Atoms, the fundamental units of matter, are composed of three primary subatomic particles: protons, electrons, and neutrons. Protons and neutrons reside together in the dense center, the nucleus, while electrons orbit this core. Determining the exact count of these uncharged neutrons is fundamental to understanding an element’s characteristics and behavior.
Understanding Atomic Number and Mass Number
The atomic number, symbolized by the letter Z, is the foundational identifier for every element on the periodic table. This number corresponds precisely to the quantity of positively charged protons found in the nucleus of an atom. Changing the number of protons changes the element itself; for example, every atom with six protons is definitively carbon.

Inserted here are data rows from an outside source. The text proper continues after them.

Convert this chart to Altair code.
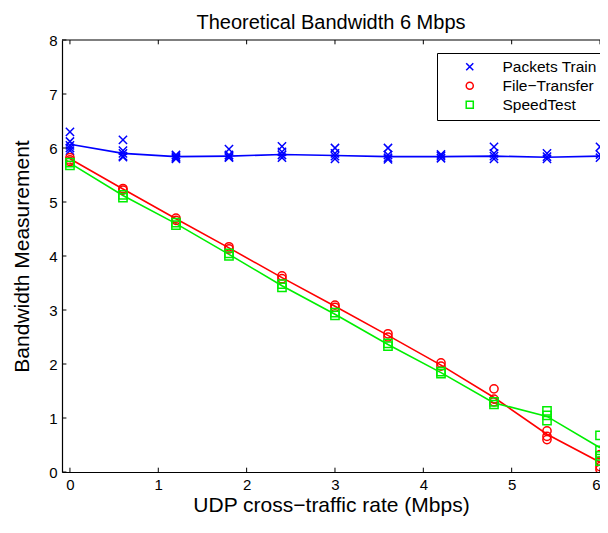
import altair as alt
import pandas as pd

# ---- data ----
x_rates = [0, 0.6, 1.2, 1.8, 2.4, 3.0, 3.6, 4.2, 4.8, 5.4, 6.0]

packets_pts = [
    [6.3, 6.12, 6.05, 6.0, 5.95],
    [6.15, 5.95, 5.9, 5.85, 5.83],
    [5.87, 5.84, 5.82, 5.8],
    [5.98, 5.87, 5.84, 5.82],
    [6.03, 5.93, 5.87, 5.82],
    [6.0, 5.9, 5.85, 5.8],
    [6.0, 5.87, 5.82, 5.79],
    [5.88, 5.85, 5.81],
    [6.02, 5.9, 5.85, 5.8],
    [5.9, 5.84, 5.8],
    [6.02, 5.88, 5.82],
]
packets_line = [6.07, 5.9, 5.84, 5.85, 5.88, 5.86, 5.84, 5.84, 5.85, 5.83, 5.85]

file_pts = [
    [5.82, 5.78, 5.75],
    [5.25, 5.22],
    [4.7, 4.66],
    [4.17, 4.13],
    [3.63, 3.58],
    [3.09, 3.05],
    [2.56, 2.5],
    [2.02, 1.96],
    [1.54, 1.35, 1.3],
    [0.76, 0.66, 0.6],
    [0.32, 0.2, 0.1, 0.05],
]
file_line = [5.8, 5.24, 4.69, 4.15, 3.6, 3.07, 2.53, 1.98, 1.38, 0.7, 0.18]

speed_pts = [
    [5.73, 5.68],
    [5.13, 5.08],
    [4.62, 4.57],
    [4.05, 4.0],
    [3.48, 3.42],
    [2.95, 2.9],
    [2.38, 2.33],
    [1.86, 1.82],
    [1.3, 1.25],
    [1.13, 1.05, 0.95],
    [0.68, 0.4, 0.3, 0.2],
]
speed_line = [5.72, 5.12, 4.6, 4.03, 3.45, 2.92, 2.36, 1.84, 1.28, 1.03, 0.45]

series_names = ["Packets Train", "File\u2212Transfer", "SpeedTest"]
series_colors = ["#0000ff", "#ff0000", "#00ee00"]
x_ticks = [0, 1, 2, 3, 4, 5, 6]
y_ticks = [0, 1, 2, 3, 4, 5, 6, 7, 8]

# ---- tables ----
pt_rows, ln_rows = [], []
for name, pts, line in zip(series_names, [packets_pts, file_pts, speed_pts],
                           [packets_line, file_line, speed_line]):
    for xv, vals, lv in zip(x_rates, pts, line):
        for v in vals:
            pt_rows.append({"x": xv, "y": v, "s": name})
        ln_rows.append({"x": xv, "y": lv, "s": name})
pts_df = pd.DataFrame(pt_rows)
ln_df = pd.DataFrame(ln_rows)

XMIN, XMAX = -0.09, 6.0
xs = alt.Scale(domain=[XMIN, XMAX], nice=False, zero=False)
ys = alt.Scale(domain=[0, 8], nice=False)
cs = alt.Scale(domain=series_names, range=series_colors)
shp = alt.Scale(domain=series_names,
                range=["M-1,-1L1,1M1,-1L-1,1", "circle", "square"])

fontf = "Liberation Sans"

lines = alt.Chart(ln_df).mark_line(strokeWidth=1.6, clip=True).encode(
    x=alt.X("x:Q", scale=xs,
            axis=alt.Axis(values=x_ticks, title="UDP cross\u2212traffic rate (Mbps)",
                          ticks=False, labelPadding=5, titlePadding=2,
                          grid=False, format="d")),
    y=alt.Y("y:Q", scale=ys,
            axis=alt.Axis(values=y_ticks, title="Bandwidth Measurement",
                          ticks=False, labelPadding=5, titlePadding=16,
                          grid=False, format="d")),
    color=alt.Color("s:N", scale=cs, legend=None),
    detail="s:N",
)

points = alt.Chart(pts_df).mark_point(filled=False, strokeWidth=1.5, size=68,
                                      clip=True, opacity=1).encode(
    x=alt.X("x:Q", scale=xs),
    y=alt.Y("y:Q", scale=ys),
    color=alt.Color("s:N", scale=cs,
                    legend=alt.Legend(title="\u00a0", orient="none",
                                      legendX=375, legendY=13,
                                      titleOrient="left", titlePadding=19,
                                      titleFontSize=15,
                                      strokeColor="black", fillColor="white",
                                      padding=6, symbolSize=50,
                                      symbolStrokeWidth=1.5,
                                      labelFontSize=15.5, labelFont=fontf,
                                      labelColor="black", labelOffset=25,
                                      rowPadding=2, labelLimit=300)),
    shape=alt.Shape("s:N", scale=shp, legend=None),
)

# inward tick marks and top frame line (MATLAB style)
xt_df = pd.DataFrame({"x": x_ticks})
yt_df = pd.DataFrame({"y": y_ticks})
frame_df = pd.DataFrame({"y": [8]})
xt_bot = alt.Chart(xt_df).mark_rule(color="black", strokeWidth=1).encode(
    x=alt.X("x:Q", scale=xs), y=alt.datum(0), y2=alt.datum(0.08))
xt_top = alt.Chart(xt_df).mark_rule(color="black", strokeWidth=1).encode(
    x=alt.X("x:Q", scale=xs), y=alt.datum(8), y2=alt.datum(7.92))
yt_left = alt.Chart(yt_df).mark_rule(color="black", strokeWidth=1).encode(
    y=alt.Y("y:Q", scale=ys), x=alt.datum(XMIN), x2=alt.datum(XMIN + 0.05))
top_line = alt.Chart(frame_df).mark_rule(color="black", strokeWidth=1.2).encode(
    y=alt.Y("y:Q", scale=ys), x=alt.datum(XMIN), x2=alt.datum(XMAX))

chart = alt.layer(lines, points, xt_bot, xt_top, yt_left, top_line).properties(
    width=538, height=432,
    title=alt.Title("Theoretical Bandwidth 6 Mbps", fontSize=20, font=fontf,
                    fontWeight="normal", color="black", offset=0, frame="group"),
    padding={"left": 54, "top": 32, "right": 0, "bottom": 46},
    autosize=alt.AutoSizeParams(type="none"),
).resolve_legend(
    color="independent", shape="independent"
).configure_view(
    stroke=None
).configure_axis(
    domainColor="black", domainWidth=1.2, labelColor="black", titleColor="black",
    labelFont=fontf, titleFont=fontf, labelFontSize=15, titleFontSize=21,
    titleFontWeight="normal",
)

chart.save("out.html", embed_options={"renderer": "svg", "actions": False})
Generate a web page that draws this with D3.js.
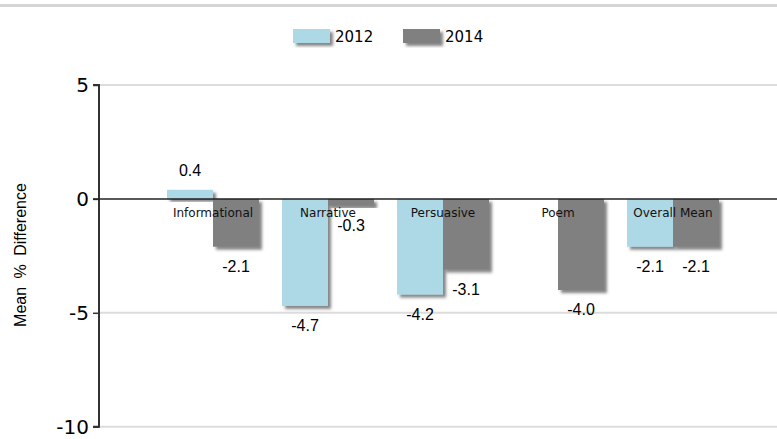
<!DOCTYPE html>
<html><head><meta charset="utf-8">
<script src="https://cdnjs.cloudflare.com/ajax/libs/d3/7.8.5/d3.min.js"></script>
<style>body{margin:0;background:#fff}svg{display:block}</style>
</head><body>
<script>
const categories = ["Informational","Narrative","Persuasive","Poem","Overall Mean"];
const seriesNames = ["2012","2014"];
const values2012 = [0.4, -4.7, -4.2, null, -2.1];
const values2014 = [-2.1, -0.3, -3.1, -4.0, -2.1];
const yTicks = [5, 0, -5, -10];
const colors = ["#add8e6", "#808080"];

const W = 777, H = 439;
const svg = d3.select("body").append("svg").attr("width", W).attr("height", H);
const defs = svg.append("defs");
const f = defs.append("filter").attr("id","sh").attr("x","-20%").attr("y","-20%").attr("width","150%").attr("height","150%");
f.append("feDropShadow").attr("dx",3).attr("dy",3).attr("stdDeviation",1.5).attr("flood-color","#333").attr("flood-opacity",0.6);

// top border
svg.append("rect").attr("x",0).attr("y",4).attr("width",W).attr("height",3).attr("fill","#d4d4d4");

const y = d3.scaleLinear().domain([-10,5]).range([426.7,85]);
const x = d3.scaleBand().domain(categories).range([155.5,730.5]).paddingInner(0.2).paddingOuter(0.1);
const xs = d3.scaleBand().domain(seriesNames).range([0, x.bandwidth()]);

// gridlines
svg.append("g").selectAll("line").data(yTicks.filter(d=>d!==0)).join("line")
  .attr("x1",99).attr("x2",W).attr("y1",d=>y(d)).attr("y2",d=>y(d))
  .attr("stroke","#dcdcdc").attr("stroke-width",2);

// y axis
const yAxis = d3.axisLeft(y).tickValues(yTicks).tickSize(6).tickPadding(4).tickFormat(d=>String(d));
const ga = svg.append("g").attr("transform","translate(99,0)").call(yAxis);
ga.select(".domain").attr("stroke","#333").attr("stroke-width",2).attr("d","M-6,"+y(5)+"H0V"+y(-10)+"H-6");
ga.selectAll(".tick line").attr("stroke","#333").attr("stroke-width",1.5);
ga.selectAll(".tick text").attr("font-family","DejaVu Sans, Verdana, sans-serif").attr("font-size",20).attr("fill","#000");

// y title
svg.append("text").attr("transform","translate(26,"+255+") rotate(-90)")
  .attr("text-anchor","middle").attr("font-family","Liberation Sans, Arial, sans-serif")
  .attr("font-size",16).attr("word-spacing",4).attr("fill","#000").text("Mean % Difference");

const data = [];
categories.forEach((c,i)=>{
  [values2012, values2014].forEach((arr,s)=>{
    if (arr[i] !== null) data.push({c, s, v: arr[i]});
  });
});

// bars
svg.append("g").selectAll("rect").data(data).join("rect")
  .attr("x", d=>x(d.c)+xs(seriesNames[d.s]))
  .attr("width", xs.bandwidth())
  .attr("y", d=>y(Math.max(0,d.v)))
  .attr("height", d=>Math.abs(y(d.v)-y(0)))
  .attr("fill", d=>colors[d.s])
  .attr("filter","url(#sh)");

// zero line
svg.append("line").attr("x1",93).attr("x2",W).attr("y1",y(0)).attr("y2",y(0)).attr("stroke","#222").attr("stroke-width",1.5);

// category labels
svg.append("g").selectAll("text").data(categories).join("text")
  .attr("x", d=>x(d)+x.bandwidth()/2).attr("y", y(0)+18)
  .attr("text-anchor","middle").attr("font-family","DejaVu Sans, Verdana, sans-serif")
  .attr("font-size",12).attr("fill","#111").text(d=>d);

// value labels
svg.append("g").selectAll("text").data(data).join("text")
  .attr("x", d=>x(d.c)+xs(seriesNames[d.s])+xs.bandwidth()/2)
  .attr("y", d=> d.v>=0 ? y(d.v)-14 : y(d.v)+25)
  .attr("text-anchor","middle").attr("font-family","Liberation Sans, Arial, sans-serif")
  .attr("font-size",16).attr("fill","#000").text(d=>d.v.toFixed(1));

// legend
const lg = svg.append("g");
const lx = [293, 403];
seriesNames.forEach((n,i)=>{
  lg.append("rect").attr("x",lx[i]).attr("y",29).attr("width",37).attr("height",14).attr("fill",colors[i]).attr("filter","url(#sh)");
  lg.append("text").attr("x",lx[i]+42).attr("y",42).attr("font-family","DejaVu Sans, Verdana, sans-serif")
    .attr("font-size",15).attr("fill","#000").text(n);
});
</script>
</body></html>
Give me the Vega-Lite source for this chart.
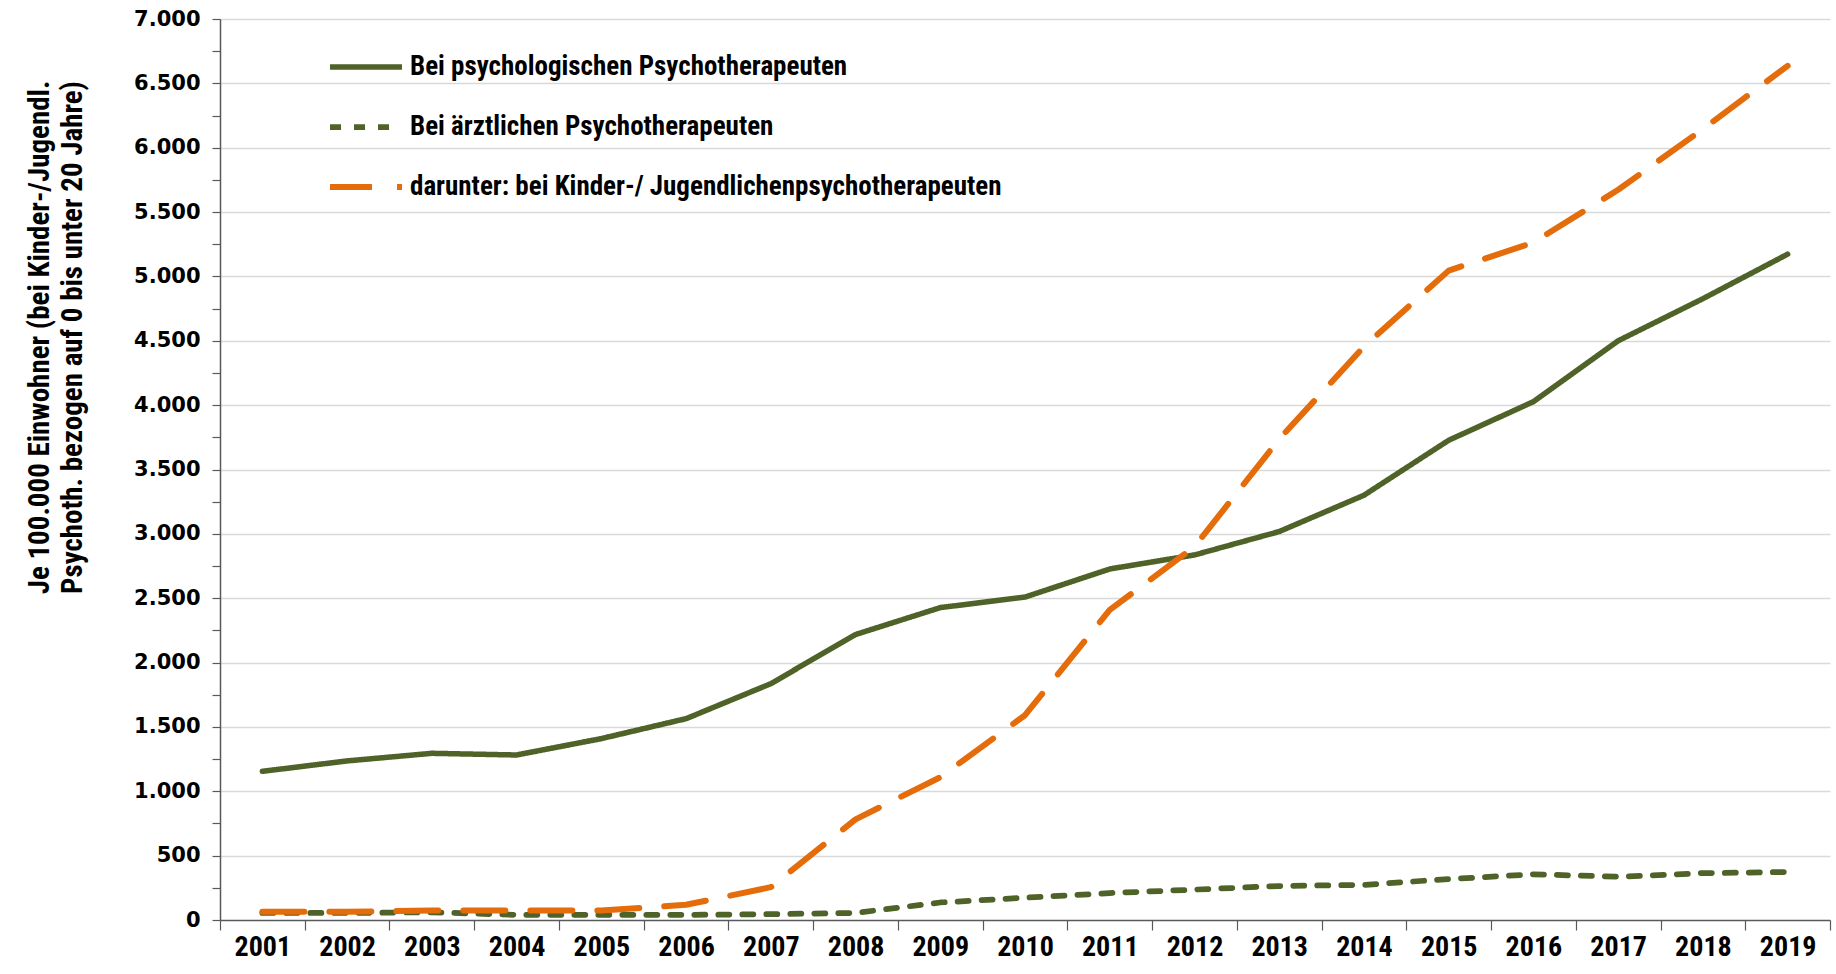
{
  "$schema": "https://vega.github.io/schema/vega-lite/v6.json",
  "autosize": {"type": "none"},
  "width": 1610,
  "height": 901,
  "padding": {"left": 220, "top": 19, "right": 6, "bottom": 54},
  "background": "white",
  "config": {"view": {"stroke": null}},
  "data": {"values": [
    {"Jahr": "2001", "Reihe": "Bei psychologischen Psychotherapeuten", "Wert": 1155},
    {"Jahr": "2002", "Reihe": "Bei psychologischen Psychotherapeuten", "Wert": 1236},
    {"Jahr": "2003", "Reihe": "Bei psychologischen Psychotherapeuten", "Wert": 1295},
    {"Jahr": "2004", "Reihe": "Bei psychologischen Psychotherapeuten", "Wert": 1282},
    {"Jahr": "2005", "Reihe": "Bei psychologischen Psychotherapeuten", "Wert": 1409},
    {"Jahr": "2006", "Reihe": "Bei psychologischen Psychotherapeuten", "Wert": 1564},
    {"Jahr": "2007", "Reihe": "Bei psychologischen Psychotherapeuten", "Wert": 1836},
    {"Jahr": "2008", "Reihe": "Bei psychologischen Psychotherapeuten", "Wert": 2218},
    {"Jahr": "2009", "Reihe": "Bei psychologischen Psychotherapeuten", "Wert": 2427},
    {"Jahr": "2010", "Reihe": "Bei psychologischen Psychotherapeuten", "Wert": 2509},
    {"Jahr": "2011", "Reihe": "Bei psychologischen Psychotherapeuten", "Wert": 2727},
    {"Jahr": "2012", "Reihe": "Bei psychologischen Psychotherapeuten", "Wert": 2836},
    {"Jahr": "2013", "Reihe": "Bei psychologischen Psychotherapeuten", "Wert": 3018},
    {"Jahr": "2014", "Reihe": "Bei psychologischen Psychotherapeuten", "Wert": 3300},
    {"Jahr": "2015", "Reihe": "Bei psychologischen Psychotherapeuten", "Wert": 3727},
    {"Jahr": "2016", "Reihe": "Bei psychologischen Psychotherapeuten", "Wert": 4027},
    {"Jahr": "2017", "Reihe": "Bei psychologischen Psychotherapeuten", "Wert": 4500},
    {"Jahr": "2018", "Reihe": "Bei psychologischen Psychotherapeuten", "Wert": 4827},
    {"Jahr": "2019", "Reihe": "Bei psychologischen Psychotherapeuten", "Wert": 5173},
    {"Jahr": "2001", "Reihe": "Bei ärztlichen Psychotherapeuten", "Wert": 55},
    {"Jahr": "2002", "Reihe": "Bei ärztlichen Psychotherapeuten", "Wert": 55},
    {"Jahr": "2003", "Reihe": "Bei ärztlichen Psychotherapeuten", "Wert": 60},
    {"Jahr": "2004", "Reihe": "Bei ärztlichen Psychotherapeuten", "Wert": 40},
    {"Jahr": "2005", "Reihe": "Bei ärztlichen Psychotherapeuten", "Wert": 40},
    {"Jahr": "2006", "Reihe": "Bei ärztlichen Psychotherapeuten", "Wert": 40},
    {"Jahr": "2007", "Reihe": "Bei ärztlichen Psychotherapeuten", "Wert": 45},
    {"Jahr": "2008", "Reihe": "Bei ärztlichen Psychotherapeuten", "Wert": 55},
    {"Jahr": "2009", "Reihe": "Bei ärztlichen Psychotherapeuten", "Wert": 136},
    {"Jahr": "2010", "Reihe": "Bei ärztlichen Psychotherapeuten", "Wert": 173},
    {"Jahr": "2011", "Reihe": "Bei ärztlichen Psychotherapeuten", "Wert": 209},
    {"Jahr": "2012", "Reihe": "Bei ärztlichen Psychotherapeuten", "Wert": 236},
    {"Jahr": "2013", "Reihe": "Bei ärztlichen Psychotherapeuten", "Wert": 264},
    {"Jahr": "2014", "Reihe": "Bei ärztlichen Psychotherapeuten", "Wert": 273},
    {"Jahr": "2015", "Reihe": "Bei ärztlichen Psychotherapeuten", "Wert": 318},
    {"Jahr": "2016", "Reihe": "Bei ärztlichen Psychotherapeuten", "Wert": 355},
    {"Jahr": "2017", "Reihe": "Bei ärztlichen Psychotherapeuten", "Wert": 336},
    {"Jahr": "2018", "Reihe": "Bei ärztlichen Psychotherapeuten", "Wert": 364},
    {"Jahr": "2019", "Reihe": "Bei ärztlichen Psychotherapeuten", "Wert": 373},
    {"Jahr": "2001", "Reihe": "darunter: bei Kinder-/ Jugendlichenpsychotherapeuten", "Wert": 64},
    {"Jahr": "2002", "Reihe": "darunter: bei Kinder-/ Jugendlichenpsychotherapeuten", "Wert": 64},
    {"Jahr": "2003", "Reihe": "darunter: bei Kinder-/ Jugendlichenpsychotherapeuten", "Wert": 73},
    {"Jahr": "2004", "Reihe": "darunter: bei Kinder-/ Jugendlichenpsychotherapeuten", "Wert": 73},
    {"Jahr": "2005", "Reihe": "darunter: bei Kinder-/ Jugendlichenpsychotherapeuten", "Wert": 73},
    {"Jahr": "2006", "Reihe": "darunter: bei Kinder-/ Jugendlichenpsychotherapeuten", "Wert": 118},
    {"Jahr": "2007", "Reihe": "darunter: bei Kinder-/ Jugendlichenpsychotherapeuten", "Wert": 255},
    {"Jahr": "2008", "Reihe": "darunter: bei Kinder-/ Jugendlichenpsychotherapeuten", "Wert": 782},
    {"Jahr": "2009", "Reihe": "darunter: bei Kinder-/ Jugendlichenpsychotherapeuten", "Wert": 1109},
    {"Jahr": "2010", "Reihe": "darunter: bei Kinder-/ Jugendlichenpsychotherapeuten", "Wert": 1591},
    {"Jahr": "2011", "Reihe": "darunter: bei Kinder-/ Jugendlichenpsychotherapeuten", "Wert": 2409},
    {"Jahr": "2012", "Reihe": "darunter: bei Kinder-/ Jugendlichenpsychotherapeuten", "Wert": 2900},
    {"Jahr": "2013", "Reihe": "darunter: bei Kinder-/ Jugendlichenpsychotherapeuten", "Wert": 3736},
    {"Jahr": "2014", "Reihe": "darunter: bei Kinder-/ Jugendlichenpsychotherapeuten", "Wert": 4455},
    {"Jahr": "2015", "Reihe": "darunter: bei Kinder-/ Jugendlichenpsychotherapeuten", "Wert": 5045},
    {"Jahr": "2016", "Reihe": "darunter: bei Kinder-/ Jugendlichenpsychotherapeuten", "Wert": 5264},
    {"Jahr": "2017", "Reihe": "darunter: bei Kinder-/ Jugendlichenpsychotherapeuten", "Wert": 5673},
    {"Jahr": "2018", "Reihe": "darunter: bei Kinder-/ Jugendlichenpsychotherapeuten", "Wert": 6145},
    {"Jahr": "2019", "Reihe": "darunter: bei Kinder-/ Jugendlichenpsychotherapeuten", "Wert": 6636}
  ]},
  "mark": {"type": "line", "strokeCap": "round", "strokeJoin": "round", "interpolate": "linear"},
  "encoding": {
    "x": {
      "field": "Jahr", "type": "ordinal",
      "scale": {"type": "band", "paddingInner": 0, "paddingOuter": 0},
      "axis": {
        "title": null, "labelAngle": 0, "grid": false,
        "tickBand": "extent", "tickSize": 10, "tickColor": "#595959", "tickWidth": 1.2,
        "domainColor": "#595959", "domainWidth": 1.5,
        "labelFont": "Roboto Condensed, Liberation Sans", "labelFontWeight": "bold",
        "labelFontSize": 28, "labelColor": "#000000", "labelPadding": 3
      }
    },
    "y": {
      "field": "Wert", "type": "quantitative",
      "scale": {"domain": [0, 7000], "nice": false},
      "axis": {
        "title": ["Je 100.000 Einwohner (bei Kinder-/Jugendl.", "Psychoth. bezogen auf  0 bis unter 20 Jahre)"],
        "titleFont": "Roboto Condensed, Liberation Sans", "titleFontWeight": "bold",
        "titleFontSize": 29, "titleColor": "#000000", "titleLineHeight": 33,
        "titleAngle": 270, "titleAlign": "center", "titleBaseline": "middle",
        "titleX": -181, "titleY": 318,
        "values": [0, 250, 500, 750, 1000, 1250, 1500, 1750, 2000, 2250, 2500, 2750, 3000, 3250, 3500, 3750, 4000, 4250, 4500, 4750, 5000, 5250, 5500, 5750, 6000, 6250, 6500, 6750, 7000],
        "labelExpr": "datum.value % 500 === 0 ? replace(format(datum.value, ','), ',', '.') : ''",
        "labelFont": "DejaVu Sans", "labelFontWeight": "bold", "labelFontSize": 21, "labelColor": "#000000",
        "labelPadding": 12,
        "grid": true, "gridColor": "#D9D9D9", "gridWidth": 1.5,
        "gridOpacity": {"condition": {"test": "datum.value % 500 === 0 && datum.value > 0", "value": 1}, "value": 0},
        "tickSize": 8, "tickColor": "#595959", "tickWidth": 1.2,
        "domainColor": "#595959", "domainWidth": 1.5
      }
    },
    "color": {
      "field": "Reihe", "type": "nominal",
      "scale": {
        "domain": ["Bei psychologischen Psychotherapeuten", "Bei ärztlichen Psychotherapeuten", "darunter: bei Kinder-/ Jugendlichenpsychotherapeuten"],
        "range": ["#4F6228", "#4F6228", "#E46C0A"]
      },
      "legend": {
        "title": null, "orient": "none", "legendX": 107, "legendY": 9,
        "symbolType": "stroke", "symbolSize": 5184, "symbolStrokeWidth": 5.5,
        "labelFont": "Roboto Condensed, Liberation Sans", "labelFontWeight": "bold",
        "labelFontSize": 27, "labelColor": "#000000", "labelOffset": 5, "rowPadding": 8, "labelLimit": 900
      }
    },
    "strokeDash": {
      "field": "Reihe", "type": "nominal",
      "scale": {
        "domain": ["Bei psychologischen Psychotherapeuten", "Bei ärztlichen Psychotherapeuten", "darunter: bei Kinder-/ Jugendlichenpsychotherapeuten"],
        "range": [[1, 0], [11, 13], [42, 25]]
      },
      "legend": null
    },
    "strokeWidth": {
      "field": "Reihe", "type": "nominal",
      "scale": {
        "domain": ["Bei psychologischen Psychotherapeuten", "Bei ärztlichen Psychotherapeuten", "darunter: bei Kinder-/ Jugendlichenpsychotherapeuten"],
        "range": [5.5, 6, 5]
      },
      "legend": null
    }
  }
}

The atomic number dictates how an atom interacts chemically with other elements because it determines the number of electrons in a neutral atom. Since all atoms of a specific element share the same number of protons, the atomic number serves as the permanent identifier on the periodic table. This numerical value is typically the smaller, whole integer listed alongside the element’s symbol on the chart.
The mass number, represented by the letter A, quantifies the total count of particles found within the atom’s nucleus. Since the nucleus contains both protons and neutrons, the mass number is simply the sum of these two particle types. Electrons are excluded from the mass number calculation because their mass is negligible compared to that of protons and neutrons.
This value is generally derived by rounding the listed average atomic mass on the periodic table to the nearest whole number for calculation purposes. Knowing both the atomic number (Z) and the mass number (A) provides all the necessary information to calculate the neutron count.
The Step-by-Step Calculation
Calculating the neutron count requires only a simple subtraction once the atomic and mass numbers are known. The fundamental relationship is expressed as: Neutrons = Mass Number (A) minus Atomic Number (Z). This algebraic manipulation works because the mass number (A) represents the combined total of protons plus neutrons.
The first step involves locating the element on the periodic table and identifying its mass number (A) and atomic number (Z). For instance, consider a standard carbon atom. Carbon’s atomic number (Z) is always 6, confirming it contains six protons. The common mass number (A) for this atom is 12, indicating a total of 12 particles in the nucleus.
The second and final step is to perform the subtraction using the established formula. By substituting the known values for carbon, the equation becomes: Neutrons = 12 (Mass Number) – 6 (Atomic Number). This calculation yields a result of 6, confirming that a standard carbon atom contains six neutrons.
This process isolates the neutron count by effectively removing the proton count from the total nuclear particle count. The resulting number represents only the neutral particles remaining in the atomic nucleus.
The subtraction method relies on the fact that protons and neutrons each contribute approximately one atomic mass unit to the total nuclear mass. Therefore, using the whole-number mass number provides an accurate count of the physical particles.
Why Neutron Counts Change: The Role of Isotopes
While the number of protons defines an element, the count of neutrons within its nucleus can vary, leading to different forms called isotopes. Isotopes are atoms of the same element—meaning they share an identical atomic number (Z)—but possess different mass numbers (A). For example, the most common form, Carbon-12, has six neutrons, but the less common Carbon-14 isotope contains eight neutrons.
The average atomic mass listed on the periodic table is a weighted mean that reflects the natural abundance of all isotopes of that element. This average is rarely a whole number because it factors in the masses and frequency of every naturally occurring variant. Therefore, rounding the average mass only gives the neutron count for the most abundant isotope.
To determine the neutron count for a specific isotope, the mass number (A) must be taken directly from the isotope’s name, not the periodic table. For the radioactive isotope Carbon-14, the number 14 is its specific mass number (A). Applying the formula (14 – 6 protons), the calculation reveals that Carbon-14 contains eight neutrons, illustrating how neutron variability alters the overall nuclear mass.